We acknowledge that Section 306(a.2)(2) of the Act provides that a claimant's benefits shall not be reduced to partial disability based upon an impairment rating of less than 50% until the claimant is given sixty days' notice of the modification. We reiterate, however, that Section 306(a.2)(2) of the Act, as explained by the Supreme Court in Gardner, is only applicable in cases where an employer seeks to obtain self-executing relief by requesting a claimant to submit to an IRE within the appropriate time-frame upon receipt of 104 weeks of total disability. We further recognize that Section 123.105(d)(2) of the Act 57 Regulations also references the fact that a claimant must be given sixty days notice prior to his benefits being modified from total to partial disability. This provision, however, delineates the information that must be provided to a claimant in Form LIBC-764, "Notice of Change in Workers' Compensation Disability Status." This form is utilized to obtain the automatic relief that an employer is entitled to after obtaining an impairment rating of less than 50% subsequent to a timely request for an IRE following a claimant's receipt of 104 weeks of total disability. Thus, it is not applicable in cases brought under Subsections (5) and (6) of Section 306(a.2) of the Act.
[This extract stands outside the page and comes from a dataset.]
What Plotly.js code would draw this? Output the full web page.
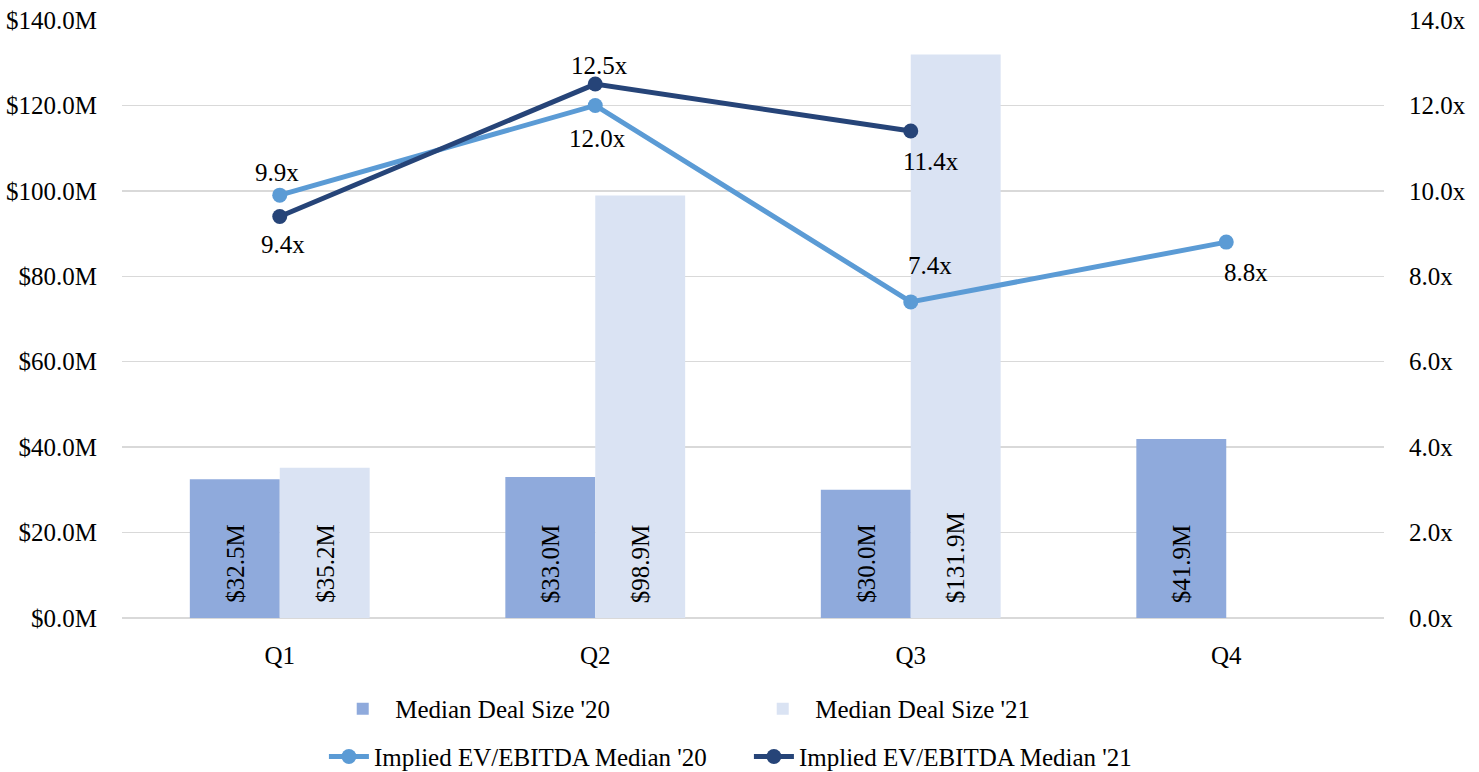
<!DOCTYPE html>
<html>
<head>
<meta charset="utf-8">
<script src="https://cdn.plot.ly/plotly-3.0.1.min.js"></script>
<style>html,body{margin:0;padding:0;background:#fff;}#chart{width:1479px;height:772px;}</style>
</head>
<body>
<div id="chart"></div>
<script>
const quarters = ['Q1', 'Q2', 'Q3', 'Q4'];
const dealSize20 = [32.5, 33.0, 30.0, 41.9];
const dealSize21 = [35.2, 98.9, 131.9, null];
const evEbitda20 = [9.9, 12.0, 7.4, 8.8];
const evEbitda21 = [9.4, 12.5, 11.4, null];

const FONT = 'Liberation Serif, Times New Roman, serif';
const FS = 25;

// label placement (pixel shifts) for the line labels
const shift20 = [[-3, 23], [2, -33], [19, 36], [20, -30]];
const shift21 = [[3, -28], [4, 19], [20, -30], [0, 0]];

const traces = [
  {
    type: 'bar', name: "Median Deal Size '20", x: quarters, y: dealSize20,
    marker: {color: '#8FAADC'}, textposition: 'none',
    legend: 'legend', hoverinfo: 'skip'
  },
  {
    type: 'bar', name: "Median Deal Size '21", x: quarters, y: dealSize21,
    marker: {color: '#DAE3F3'}, textposition: 'none',
    legend: 'legend', hoverinfo: 'skip'
  },
  {
    type: 'scatter', mode: 'lines+markers', name: "Implied EV/EBITDA Median '20",
    x: quarters, y: evEbitda20, yaxis: 'y2',
    line: {color: '#5B9BD5', width: 5}, marker: {color: '#5B9BD5', size: 15},
    legend: 'legend2', hoverinfo: 'skip'
  },
  {
    type: 'scatter', mode: 'lines+markers', name: "Implied EV/EBITDA Median '21",
    x: quarters, y: evEbitda21, yaxis: 'y2',
    line: {color: '#264478', width: 5}, marker: {color: '#264478', size: 15},
    legend: 'legend2', hoverinfo: 'skip'
  }
];

const annotations = [];
function addLineLabels(vals, shifts) {
  vals.forEach((v, i) => {
    if (v === null || v === undefined) return;
    annotations.push({
      x: quarters[i], y: v, xref: 'x', yref: 'y2',
      text: v.toFixed(1) + 'x', showarrow: false,
      xshift: shifts[i][0], yshift: shifts[i][1],
      font: {family: FONT, size: FS, color: '#000'}
    });
  });
}
function addBarLabels(vals, dx) {
  vals.forEach((v, i) => {
    if (v === null || v === undefined) return;
    annotations.push({
      x: quarters[i], y: 0, xref: 'x', yref: 'y',
      text: '$' + v.toFixed(1) + 'M', showarrow: false, textangle: -90,
      xanchor: 'center', yanchor: 'bottom',
      xshift: dx, yshift: 13,
      font: {family: FONT, size: FS, color: '#000'}
    });
  });
}
addBarLabels(dealSize20, -45);
addBarLabels(dealSize21, 45);
addLineLabels(evEbitda20, shift20);
addLineLabels(evEbitda21, shift21);

const layout = {
  width: 1479, height: 772,
  margin: {l: 122, r: 95, t: 20, b: 154, autoexpand: false},
  paper_bgcolor: '#fff', plot_bgcolor: '#fff',
  font: {family: FONT, size: FS, color: '#000'},
  barmode: 'group', bargap: 0.43, bargroupgap: 0,
  showlegend: true,
  annotations: annotations,
  xaxis: {
    type: 'category', showgrid: false, showline: false, zeroline: false,
    ticks: '', ticklabelstandoff: 20, tickfont: {family: FONT, size: FS}
  },
  yaxis: {
    range: [0, 140], tickmode: 'linear', tick0: 0, dtick: 20,
    tickprefix: '$', ticksuffix: 'M', tickformat: '.1f',
    showgrid: true, gridcolor: '#D9D9D9', gridwidth: 1.5, zeroline: true, zerolinecolor: '#D9D9D9',
    zerolinewidth: 1.5, showline: false, ticks: '', ticklabelstandoff: 24,
    tickfont: {family: FONT, size: FS}
  },
  yaxis2: {
    range: [0, 14], tickmode: 'linear', tick0: 0, dtick: 2, ticksuffix: 'x', tickformat: '.1f',
    overlaying: 'y', side: 'right', showgrid: false, zeroline: false, showline: false,
    ticks: '', ticklabelstandoff: 24, tickfont: {family: FONT, size: FS}
  },
  legend: {
    orientation: 'h', x: 0.165, xanchor: 'left', y: -0.152, yanchor: 'middle',
    entrywidth: 350, entrywidthmode: 'pixels', itemwidth: 55,
    font: {family: FONT, size: FS, color: '#000'}, traceorder: 'normal'
  },
  legend2: {
    orientation: 'h', x: 0.16, xanchor: 'left', y: -0.232, yanchor: 'middle',
    entrywidth: 370, entrywidthmode: 'pixels',
    font: {family: FONT, size: FS, color: '#000'}, traceorder: 'normal', itemwidth: 40
  }
};

Plotly.newPlot('chart', traces, layout, {displayModeBar: false, staticPlot: true});
</script>
</body>
</html>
The Board, in determining that Employer was not entitled to a modification of benefits until sixty days after the WCJ's decision, relied heavily on the language of Section 306(a.2)(5) of the Act. As noted above, this provision indicates that "total disability shall continue until it is adjudicated or agreed under clause (b) that total disability has ceased or the employee's condition improves to an impairment rating that is less than fifty per centum."*fn5 This Court must agree with Employer's contention that when Employer pursues a modification to partial disability through the traditional administrative process, the effective date of the modification should be the date of the IRE physician's examination, not the date of the WCJ's decision or sixty days thereafter. This is so even if total disability is to continue through the date of adjudication.
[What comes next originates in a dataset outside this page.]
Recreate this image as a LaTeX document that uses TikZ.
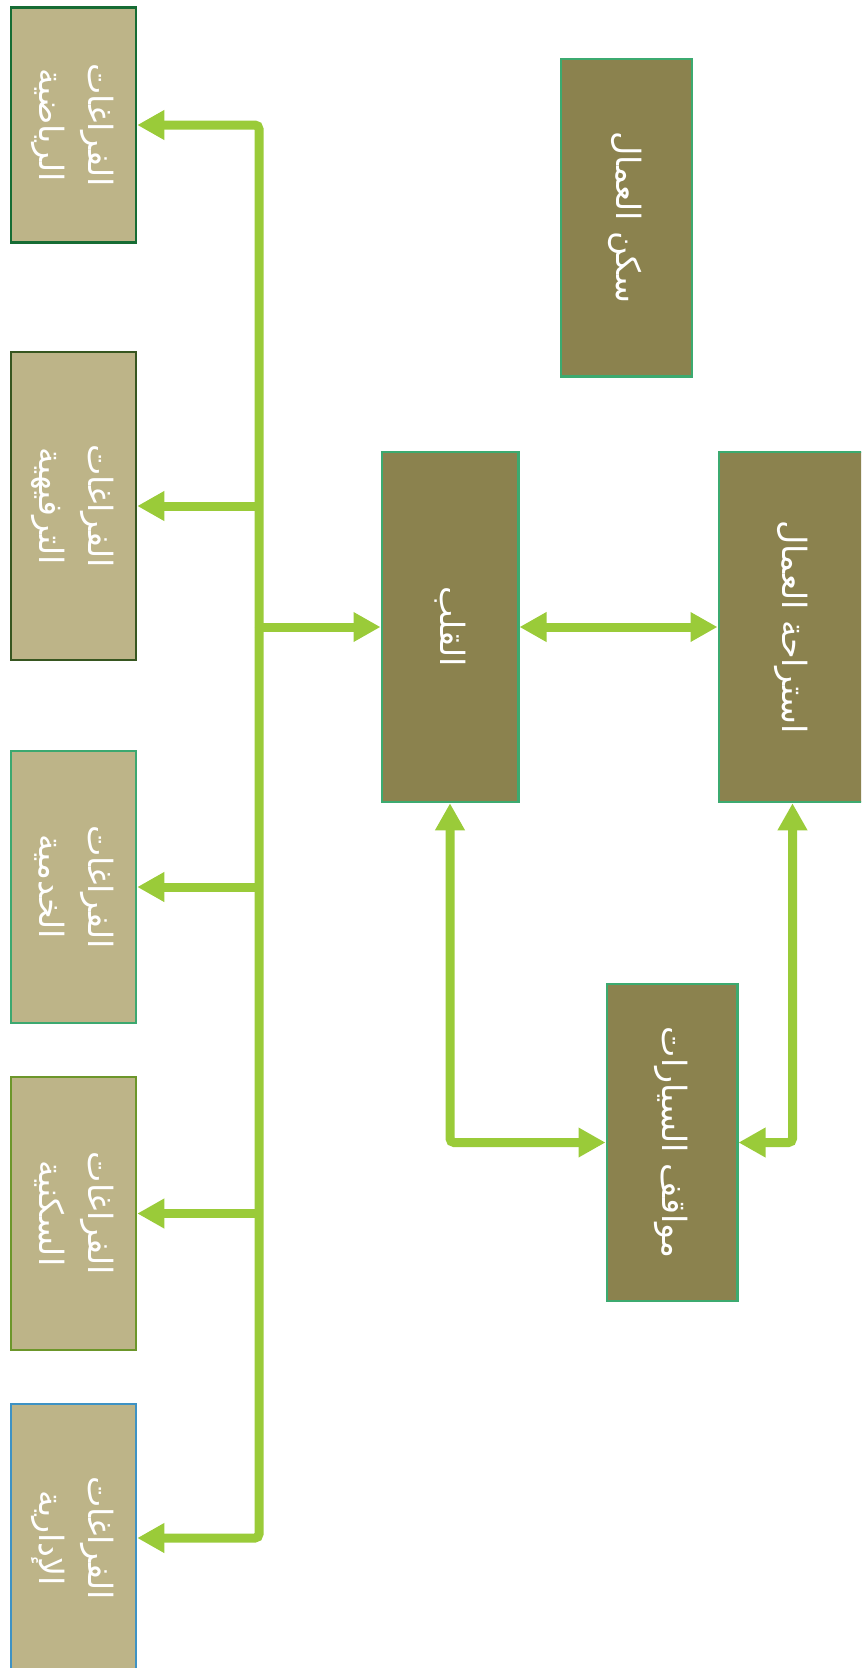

Section 306(b) of the Act does not make any reference to an impairment rating or the IRE process. Rather, it speaks only of a modification of benefits based on the claimant's ability to earn a wage notwithstanding his work-related injury. Section 306(b)(1) provides that a claimant's benefits may be modified to partial disability based on a rate of 66 2/3% of the difference between his average weekly wage and his earning power. Section 306(b)(2) defines earning power as a wage a claimant is capable of earning in his usual employment area based upon expert testimony or the wage of a specific vacancy the employer can offer within the claimant's physical capabilities. Assuming no agreement is reached when an employer believes the claimant is capable of earning some wages, the employer follows the traditional administrative process to obtain a modification of benefits. It files a modification petition and litigates that petition to its conclusion pursuant to Section 413 of the Act, 77 P.S. §772.

Section 413 of the Act states:

A workers' compensation judge designated by the department may, at any time, modify, reinstate, suspend, or terminate a notice of compensation payable, an original or supplemental agreement or an award of the department or its workers' compensation judge, upon petition filed by either party with the department, upon proof that the disability of an injured employe has increased, decreased, recurred, or has temporarily or finally ceased, or that the status of any dependent has changed. Such modification, reinstatement, suspension, or termination shall be made as of the date upon which it is shown that the disability of the injured employe has increased, decreased, recurred, or has temporarily or finally ceased.(Emphasis added).

When statutes or parts of statutes relate to the same persons or things, or the same class of persons or things, they are in pari materia and are to be construed together. Snizaski v. Workers' Comp. Appeal Bd. (Rox Coal Co.), 586 Pa. 146, 161, 891 A.2d 1267, 1276 (2006). Reading Sections 306(a.2)(5), 306(b) and Section 413 of the Act together, it is evident that when an employer is successful in litigating a modification petition based on the fact that the employee has some earning power, the claimant's benefits will be modified to partial disability as of the date it credibly established there was available work the claimant was physically capable of performing. This is so even though the employer, assuming the WCJ denied supersedeas, must continue to pay total disability benefits through the date of decision.*fn6 See e.g., M.A. Bruder & Son, Inc. v. Workers' Compensation Appeal Board (Harvey), 485 A.2d 93 (Pa. Cmwlth. 1984)(holding an employer may not unilaterally alter a claimant's benefits without receiving, inter alia, a discretionary supersedeas from the WCJ).*fn7

Benefits modified under Section 306(b) of the Act are modified as of the date that the employer establishes available work the claimant is physically capable of performing. This is so even though Section 306(a.2)(5) of the Act provides that total disability shall continue until it is adjudicated under clause Section 306(b) of the Act that the claimant is no longer entitled to the same. As Section 306(a.2)(5) of the Act also indicates that total disability should continue until it is adjudicated that the claimant has an impairment rating less than 50%, we similarly conclude that the effective date of a modification to partial disability is when the IRE physician found credible by the WCJ examined the claimant. This is consistent with Section 123.102 of the Act 57 regulations that, as we have previously indicated, instructs that benefits should be modified as of the date of the IRE physician's evaluation. Consequently, we must reverse the Board's Order indicating that Claimant's benefits are deemed modified as of December 30, 2007 and reinstate the WCJ's determination that benefits should be modified as of August 24, 2006.

ORDER

AND NOW, this 1st day of April, 2009, the Order of the Workers' Compensation Appeal Board in the above-captioned matter is reversed. The decision of the Workers' Compensation Judge granting Ford Motor/Visteon Systems Modification Petition and changing Gwendolyn Gerlach's disability status from total to partial as of August 24, 2006 is reinstated.